Benefits for the QAs
By automating away the manual testing process our QA now has more time for exploratory testing and the testing endpoints we add to our system helps facilitates this.
When it comes to starting a new piece of work the QA can come armed with a number of suggestions to help ensure the quality of the system; rather than spending their time re-testing software.
I have also found that QAs will spend more time thinking about the quality of the test suites and deployment process etc, making sure we as a team have quality for the whole system rather than just the end product.
It's 2017: Do continuous deployment (for new projects at least)
When you have your tests in such a state that you are confident to release with every commit a tremendous burden is lifted from your team and it also pays off years down the line. How many times have you had to work with a "legacy" system where it's tough to even deploy the code in the first place and you have to spend hours doing manual tests.
With CD not only are you guaranteeing that you can ship new changes when they are ready quickly but in a few years down the line when some poor sap has to work with your no longer flavour of the month programming language, they can at least be confident that they can make the necessary changes and get it shipped with little fuss.
If you do encounter resistance then you are not working in an agile organisation.
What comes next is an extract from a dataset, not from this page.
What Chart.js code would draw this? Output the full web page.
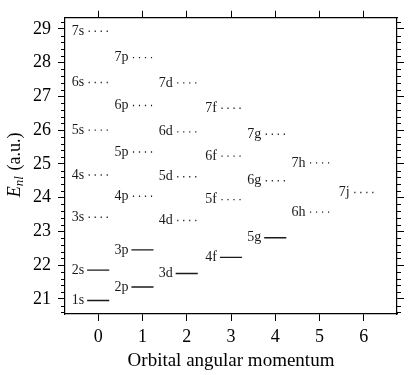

You are supposed to be in a position where you are empowered to improve processes and software to make delivering value as quick and as painless as possible. There is a difference between continuous delivery and continous deployment, the latter should not even be up for discussion. Deployments are the team's concerns, showing features to users is usually product owner's concern.
But still, if the company you work for are throwing terms like lean and agile around it should be in their interest to get features, even if they're imperfect infront of users as quickly as possible.